Although my new house is spacious, I have chosen to set up my space in my bedroom. The master suite is 16′ X 19.5′ so I have plenty of room for my bed, dressers, and workout area. Plus, if I have company coming over I don’t need to put anything away; just close the door. I also chose my bedroom as it is one of the warmer rooms in the house, especially now that winter is here.

Cleaning & Maintenance Tips

When it comes to cleaning your workout space, you don’t need to do anything aside from regular washing/vacuuming of floors, giving your mat a wipedown at least weekly (and more often if you’re getting your sweat on), and wiping down your blocks and other equipment. If it’s just you using it, a simple solution of vinegar and water or a mild cleaner is sufficient. You could use a sanitizing spray, but soap and water is fine.

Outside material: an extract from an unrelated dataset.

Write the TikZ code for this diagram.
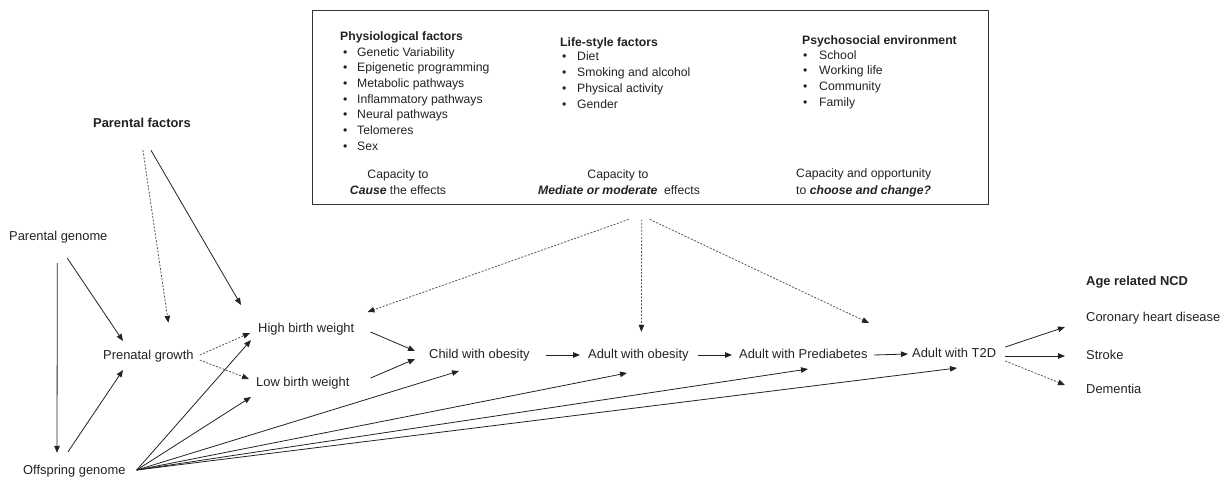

If you’re sharing the space with others in your household, keep mats rolled up and tucked away. Using a laundry basket or hamper is ideal to keep your mat and equipment in so you and others aren’t tripping over it whenever you turn around. Just a word of advice: if you have cats put your mat in a bag of some sort to protect it. They love using yoga mats as scratching posts. (My cats now live outside, but when they were little they chose my yoga mat over the cat tree they were supposed to be using. And as I was taking the picture for this post, I realized my block has also seen some of their wrath.)

Wrapping it Up

Beginning yoga is one of the easiest things to do, and least costly. Having a designated space is nice, but the middle of your living room will work just as well. Get out your mat, blocks (or rolled towels), and music…and get your yoga on.

I’ll be going into detail on poses within the next couple of posts, but if you’re ready to start now there are plenty of videos on YouTube. (I’ll be linking to my own videos as I record them.)